START
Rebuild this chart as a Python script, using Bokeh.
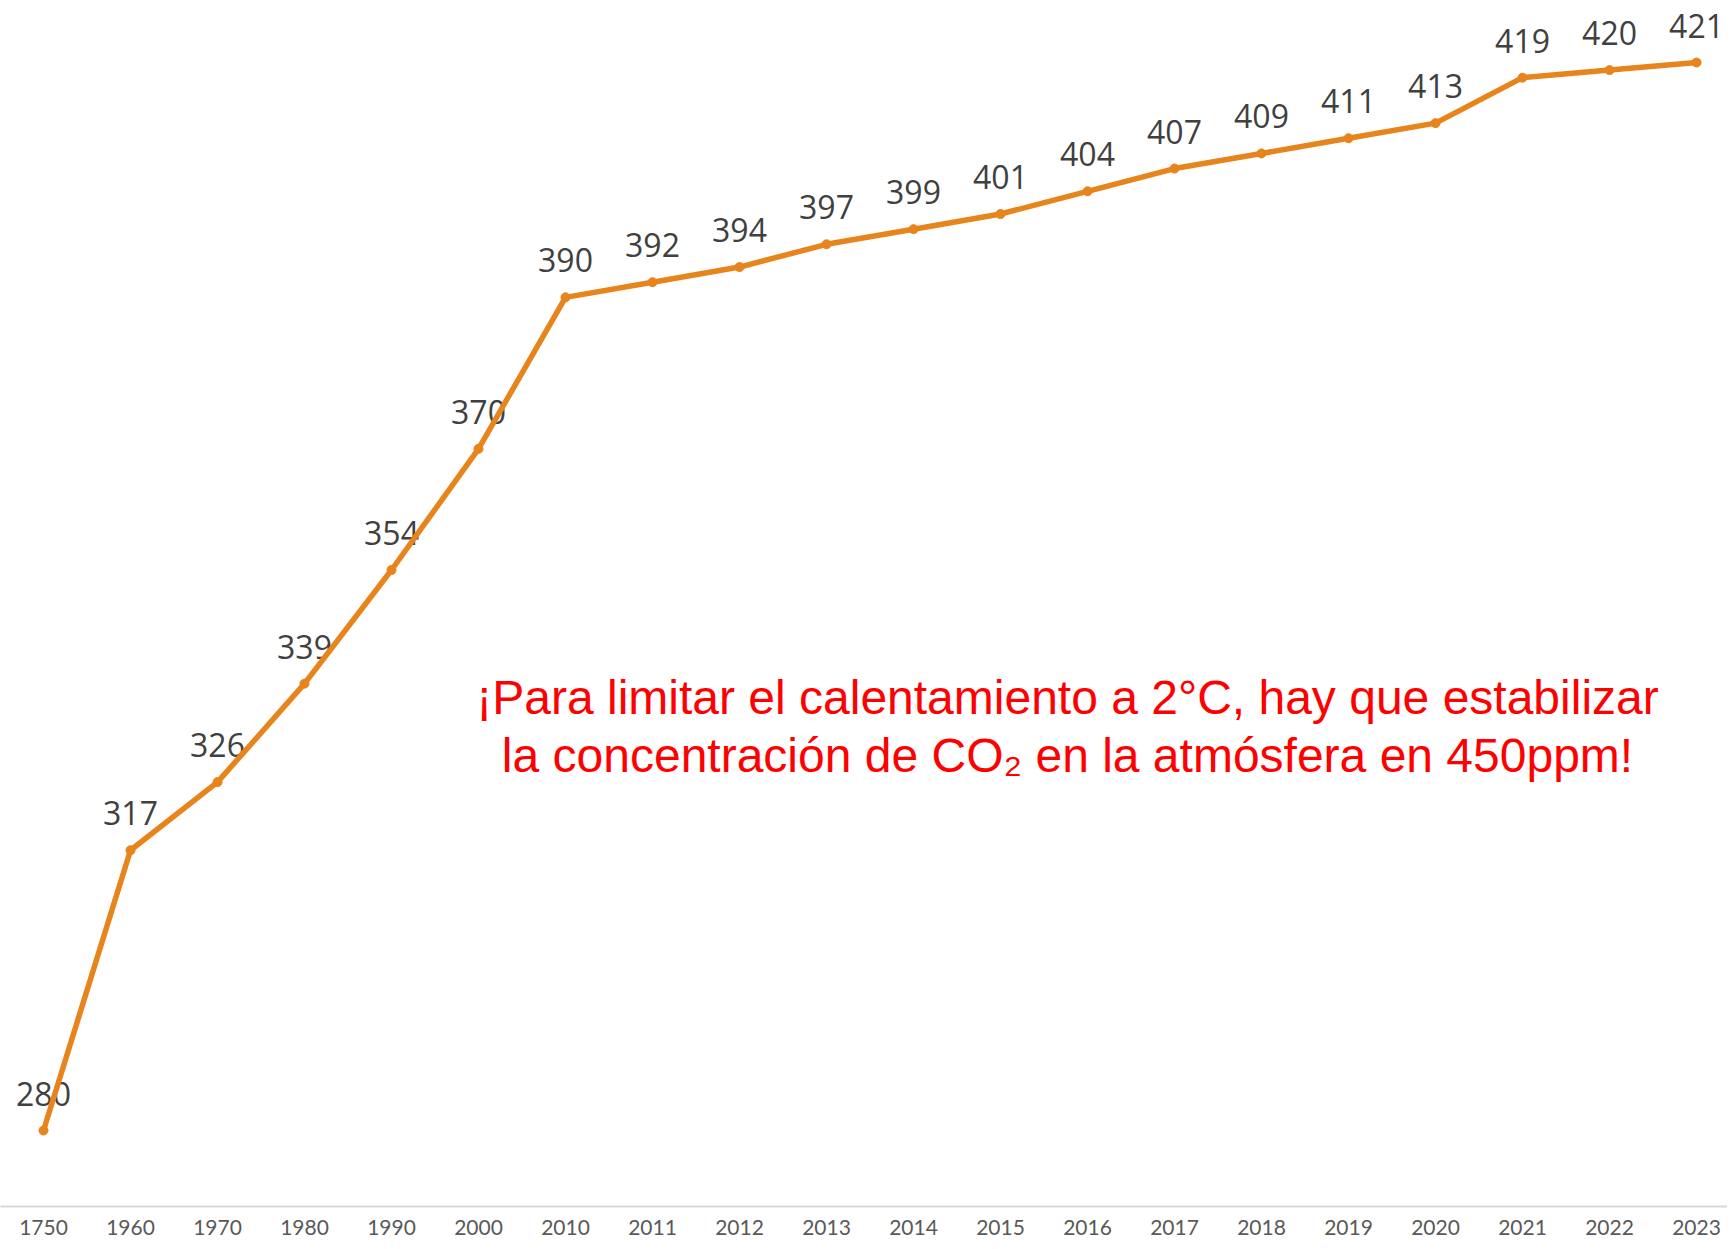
from bokeh.plotting import figure
from bokeh.models import ColumnDataSource, FixedTicker, Label, Range1d
from bokeh.core.properties import value
from bokeh.embed import file_html
from bokeh.resources import INLINE

years = ["1750", "1960", "1970", "1980", "1990", "2000", "2010", "2011", "2012", "2013",
         "2014", "2015", "2016", "2017", "2018", "2019", "2020", "2021", "2022", "2023"]
co2_ppm = [280, 317, 326, 339, 354, 370, 390, 392, 394, 397,
           399, 401, 404, 407, 409, 411, 413, 419, 420, 421]
note_line1 = "¡Para limitar el calentamiento a 2°C, hay que estabilizar"
note_line2 = "la concentración de CO₂ en la atmósfera en 450ppm!"

idx = list(range(len(years)))
src = ColumnDataSource(dict(x=idx, y=co2_ppm, label=[str(v) for v in co2_ppm]))

ORANGE = "#E7841C"

p = figure(width=1727, height=1241, output_backend="svg", toolbar_location=None,
           x_range=Range1d(-0.4943, 19.356), y_range=Range1d(269.97, 429.19),
           y_axis_location=None, min_border_left=0, min_border_right=0,
           min_border_top=0, min_border_bottom=35)
p.outline_line_color = None
p.xgrid.visible = False
p.ygrid.visible = False
p.background_fill_color = "white"
p.border_fill_color = "white"

ax = p.xaxis[0]
ax.ticker = FixedTicker(ticks=idx)
ax.major_label_overrides = {i: y for i, y in zip(idx, years)}
ax.axis_line_color = "#D9D9D9"
ax.axis_line_width = 2
ax.major_tick_line_color = None
ax.minor_tick_line_color = None
ax.major_tick_out = 0
ax.major_tick_in = 0
ax.major_label_standoff = 13
ax.major_label_text_font = "Lato"
ax.major_label_text_font_size = "21px"
ax.major_label_text_color = "#595959"

p.text(x="x", y="y", text="label", source=src, text_align="center",
       text_baseline="alphabetic", y_offset=-37,
       text_font=value("Open Sans"), text_font_size="32px", text_color="#404040")
p.line(x="x", y="y", source=src, line_color=ORANGE, line_width=5.5)
p.scatter(x="x", y="y", source=src, size=9, fill_color=ORANGE, line_color=ORANGE)

for txt, yv in [(note_line1, 337.2), (note_line2, 329.5)]:
    p.add_layout(Label(x=11.77, y=yv, text=txt, text_align="center",
                       text_baseline="middle", text_font="Liberation Sans",
                       text_font_size="48px", text_color="#FF0000"))

open("out.html", "w").write(file_html(p, INLINE))
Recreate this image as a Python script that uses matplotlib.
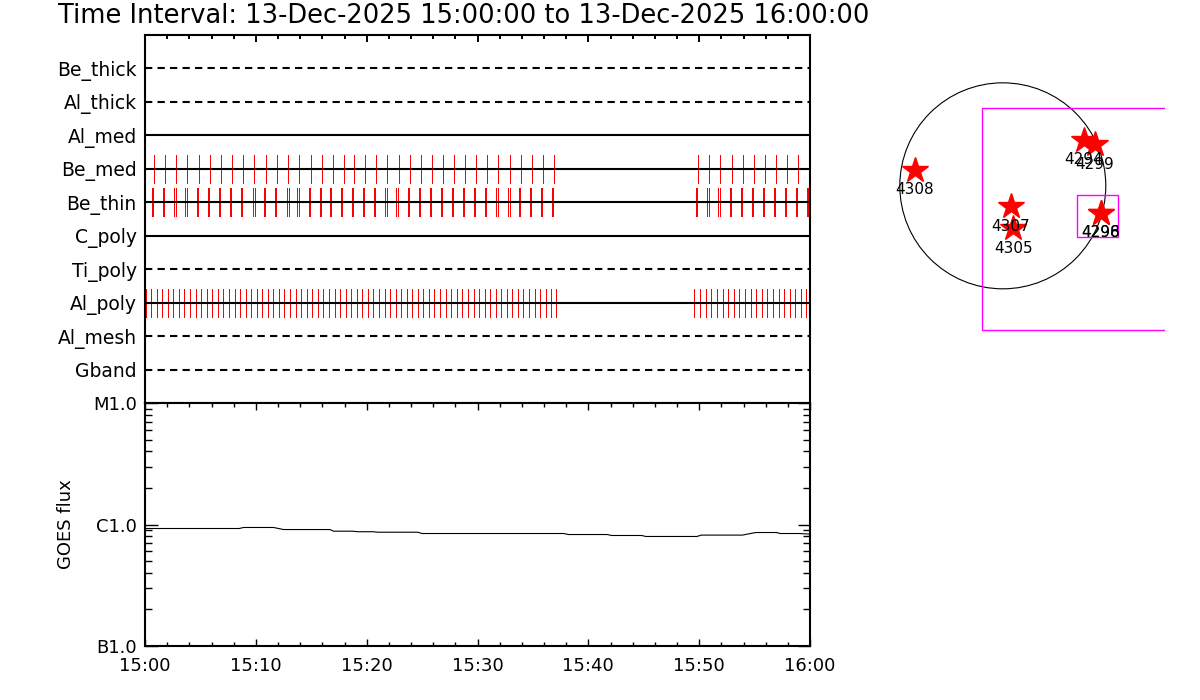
import numpy as np
import matplotlib
matplotlib.use('Agg')
import matplotlib.pyplot as plt
from matplotlib.patches import Circle, Rectangle
from matplotlib.ticker import MultipleLocator, NullFormatter, LogLocator

# title of the plot
title = "Time Interval: 13-Dec-2025 15:00:00 to 13-Dec-2025 16:00:00"

# filter names, top to bottom, and whether the row line is solid
filters = ['Be_thick', 'Al_thick', 'Al_med', 'Be_med', 'Be_thin',
           'C_poly', 'Ti_poly', 'Al_poly', 'Al_mesh', 'Gband']
filter_solid = [False, False, True, True, True, True, False, True, False, False]

# exposure times (minutes after 15:00)
be_med_times = [0.84, 1.83, 2.82, 3.82, 4.90, 5.89, 6.88, 7.88, 8.87, 9.86,
                10.95, 11.94, 12.93, 13.92, 15.00, 16.00, 16.99, 17.98, 18.88,
                19.88, 20.87, 21.86, 22.90, 23.94, 24.93, 25.92, 26.91, 27.91,
                28.90, 29.89, 30.88, 31.88, 32.91, 33.91, 34.95, 35.94, 36.93,
                49.92, 50.92, 51.91, 52.99, 53.98, 54.97, 55.97, 56.96, 57.95,
                58.94, 59.94]

be_thin_times = [0.69, 1.69, 2.72, 3.72, 4.78, 5.75, 6.74, 7.73, 8.72, 9.79,
                 10.80, 11.79, 12.86, 13.79, 14.80, 15.79, 16.76, 17.75, 18.72,
                 19.73, 20.73, 21.77, 22.78, 23.79, 24.78, 25.78, 26.77, 27.76,
                 28.76, 29.75, 30.74, 31.80, 32.80, 33.81, 34.80, 35.79, 36.79,
                 49.78, 50.82, 51.81, 52.85, 53.84, 54.83, 55.82, 56.82, 57.81,
                 58.80, 59.79]
# pairs that show as two separate lines
be_thin_split = [False, False, True, True, False, False, False, False, False, True,
                 False, False, True, True, False, False, False, False, False,
                 False, False, True, True, False, False, False, False, False,
                 False, False, False, True, True, False, False, False, False,
                 False, True, True, False, False, False, False, False, False,
                 False, False]

al_poly_times = [0.06, 0.56, 1.06, 1.56, 2.06, 2.56, 3.06, 3.56, 4.06, 4.56,
                 5.06, 5.56, 6.06, 6.56, 7.08, 7.58, 8.08, 8.58, 9.08, 9.58,
                 10.08, 10.58, 11.08, 11.58, 12.08, 12.58, 13.08, 13.58, 14.10,
                 14.60, 15.10, 15.60, 16.10, 16.60, 17.10, 17.60, 18.10, 18.60,
                 19.10, 19.60, 20.10, 20.60, 21.12, 21.62, 22.12, 22.62, 23.12,
                 23.62, 24.12, 24.62, 25.12, 25.62, 26.12, 26.62, 27.12, 27.62,
                 28.14, 28.64, 29.14, 29.64, 30.14, 30.64, 31.14, 31.64, 32.14,
                 32.64, 33.14, 33.64, 34.14, 34.64, 35.16, 35.66, 36.16, 36.66,
                 37.12,
                 49.56, 50.08, 50.59, 51.10, 51.61, 52.12, 52.63, 53.12, 53.62,
                 54.14, 54.65, 55.13, 55.64, 56.15, 56.67, 57.18, 57.66, 58.17,
                 58.68, 59.17, 59.62]

filter_times = {'Be_med': be_med_times, 'Al_poly': al_poly_times}

# GOES flux curve
goes_minutes = [0.0, 8.5, 8.9, 11.6, 12.5, 16.7, 17.0, 18.7, 19.2, 20.6, 21.0,
                24.6, 25.0, 37.8, 38.2, 41.7, 42.1, 44.8, 45.2, 49.8, 50.2,
                53.9, 55.1, 57.0, 57.3, 59.0, 60.0]
goes_flux = [9.27e-7, 9.27e-7, 9.45e-7, 9.45e-7, 9.09e-7, 9.09e-7, 8.81e-7,
             8.81e-7, 8.72e-7, 8.72e-7, 8.64e-7, 8.64e-7, 8.43e-7, 8.43e-7,
             8.27e-7, 8.27e-7, 8.12e-7, 8.12e-7, 7.97e-7, 7.97e-7, 8.18e-7,
             8.18e-7, 8.59e-7, 8.59e-7, 8.43e-7, 8.43e-7, 8.34e-7]
goes_ticks = [1e-7, 1e-6, 1e-5]
goes_labels = ['B1.0', 'C1.0', 'M1.0']

time_ticks = [0, 10, 20, 30, 40, 50, 60]
time_labels = ['15:00', '15:10', '15:20', '15:30', '15:40', '15:50', '16:00']

# active regions on the disk (arcsec)
region_names = ['4308', '4307', '4305', '4294', '4299', '4296', '4298']
region_x = [-820, 77, 98, 758, 861, 914, 914]
region_y = [148, -189, -397, 428, 388, -251, -251]
sun_radius = 962

# instrument field of view boxes (x0, y0, width, height) in arcsec
fov_big = [-191, -1347, 3000, 2071]
fov_small = [696, -481, 383, 392]

plt.rcParams['font.family'] = 'DejaVu Sans'
plt.rcParams['font.size'] = 13

fig = plt.figure(figsize=(12, 7), dpi=100)

# ---- filter / exposure panel
ax = fig.add_axes([145/1200, 1-403/700, 665/1200, 368/700])
nrow = len(filters)
for i, name in enumerate(filters):
    y = nrow - i
    ls = '-' if filter_solid[i] else (0, (3.5, 2.5))
    ax.plot([0, 60], [y, y], color='black', lw=1.5, ls=ls, zorder=3)
    if name in filter_times:
        ax.vlines(filter_times[name], y-0.42, y+0.42, color='red', lw=0.72,
                  antialiased=False, zorder=2)
    if name == 'Be_thin':
        for t, split in zip(be_thin_times, be_thin_split):
            d = 0.09 if split else 0.045
            ax.vlines([t-d, t+d], y-0.42, y+0.42, color='red', lw=0.72,
                      antialiased=False, zorder=2)

ax.set_xlim(0, 60)
ax.set_ylim(0, nrow+1)
ax.set_yticks(np.arange(nrow, 0, -1))
ax.set_yticklabels(filters, fontsize=13.5)
ax.tick_params(axis='y', length=0, pad=6)
ax.xaxis.set_major_locator(MultipleLocator(10))
ax.xaxis.set_minor_locator(MultipleLocator(2))
ax.tick_params(axis='x', which='both', top=True, bottom=False, direction='in',
               labelbottom=False, width=1.4)
ax.tick_params(axis='x', which='major', length=5)
ax.tick_params(axis='x', which='minor', length=3)
for sp in ax.spines.values():
    sp.set_linewidth(1.5)

# ---- GOES panel
ax2 = fig.add_axes([145/1200, 1-646/700, 665/1200, 243/700])
ax2.plot(goes_minutes, goes_flux, color='black', lw=0.8)
ax2.set_yscale('log')
ax2.set_ylim(1e-7, 1e-5)
ax2.set_xlim(0, 60)
ax2.set_yticks(goes_ticks)
ax2.set_yticklabels(goes_labels)
ax2.yaxis.set_minor_locator(LogLocator(base=10, subs=np.arange(2, 10)))
ax2.yaxis.set_minor_formatter(NullFormatter())
ax2.set_xticks(time_ticks)
ax2.set_xticklabels(time_labels)
ax2.xaxis.set_minor_locator(MultipleLocator(2))
ax2.tick_params(axis='both', which='both', direction='in', top=True, right=True, width=1)
ax2.tick_params(axis='y', which='major', length=9, pad=6)
ax2.tick_params(axis='y', which='minor', length=5)
ax2.tick_params(axis='x', which='major', length=5, pad=8)
ax2.tick_params(axis='x', which='minor', length=3)
ax2.set_ylabel('GOES flux', labelpad=13)
for sp in ax2.spines.values():
    sp.set_linewidth(1.5)

# ---- solar disk panel
ax3 = fig.add_axes([880/1200, 1-340/700, 285/1200, 300/700])
ax3.set_xlim(-1147, 1515)
ax3.set_ylim(-1440, 1362)
ax3.axis('off')
ax3.add_patch(Circle((0, 0), sun_radius, fill=False, color='black', lw=0.8))
ax3.add_patch(Rectangle(fov_big[:2], fov_big[2], fov_big[3], fill=False,
                        edgecolor='#ff00ff', lw=1))
ax3.add_patch(Rectangle(fov_small[:2], fov_small[2], fov_small[3], fill=False,
                        edgecolor='#ff00ff', lw=1))
ax3.plot(region_x, region_y, ls='none', marker='*', color='red', ms=19)
for name, x, y in zip(region_names, region_x, region_y):
    ax3.annotate(name, (x, y), xytext=(0, -20), textcoords='offset pixels',
                 ha='center', va='center', fontsize=11)

fig.text(58/1200, 1-16/700, title, fontsize=18.5, va='center', ha='left')

fig.savefig('out.png', dpi=100)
END
*TASK DIRECTIONS*
Output exactly the lines from the one containing "Recreate this image" through the one containing "True, False, False]", both included, and nothing else; leave out any pictures.

*WRITTEN RESPONSE*
Recreate this image as a Python script that uses matplotlib.
import numpy as np
import matplotlib
matplotlib.use('Agg')
import matplotlib.pyplot as plt
from matplotlib.patches import Circle, Rectangle
from matplotlib.ticker import MultipleLocator, NullFormatter, LogLocator

# title of the plot
title = "Time Interval: 13-Dec-2025 15:00:00 to 13-Dec-2025 16:00:00"

# filter names, top to bottom, and whether the row line is solid
filters = ['Be_thick', 'Al_thick', 'Al_med', 'Be_med', 'Be_thin',
           'C_poly', 'Ti_poly', 'Al_poly', 'Al_mesh', 'Gband']
filter_solid = [False, False, True, True, True, True, False, True, False, False]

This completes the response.